Wer wird denn nach dem Ukrainekrieg Herrn Putin bei sich beherbergen ?Oder wandet Hr. Putin zu seinem Freund Assad ins warme Syrien aus ? oder schickt ihn die gerechte russ. Gerichtsbarkeit ins gleiche Straflager wie den Kremlgegner Nawalny ?
Ich bete dafür, dass Jesus Putin erscheint wie damals Saulus. Bei Gott ist nichts unmöglich. Sein Wille geschehe.
Ich war als Ossi (Nicht FDJ, Nicht Jugendweihe) und persönlich bekannt mit Uwe u´Holmer und dreien seiner Söhne etwas enttäuscht, eine persönliche Bekannte von Fru Holmer ebenfalls. Die Doku trifft die Sachverhalte besser. Wenn der jüngste Sohn 1990 14 gewesen sein soll, ist der kleine Stift an der Tür einfach daneben. Es ist gut, daß der Film das Thema in die Öffentlichkeit brachte, solange man Uwe Holmer noch fragen konnte, und deshalb weise ich Leute auch deuf hin.

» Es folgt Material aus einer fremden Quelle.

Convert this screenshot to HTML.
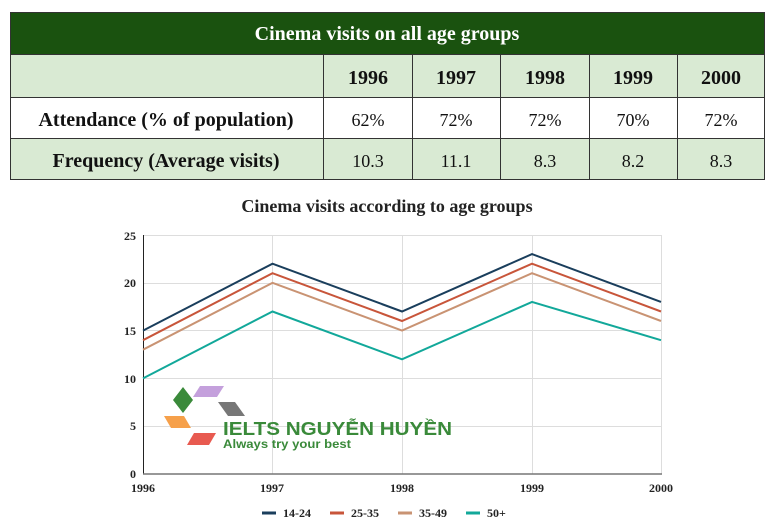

Bei der Ukraine beten wir um Gottes Erbarmen auch für Putin und die jungen ahnungslosen Soldaten, die auf eine „Übung“ geschickt wurden, aber auch für die in Kellern und Bunkern ohne Nahrung, Strom usw. und für die, die zwischen die Fronten geraten
Ich war sehr bewegt von diesem Film! Es ist einer der besten Filme, die ich je gesehen habe. So ein Tiefgang – und das bei so einer Balance. Sehr gelungen!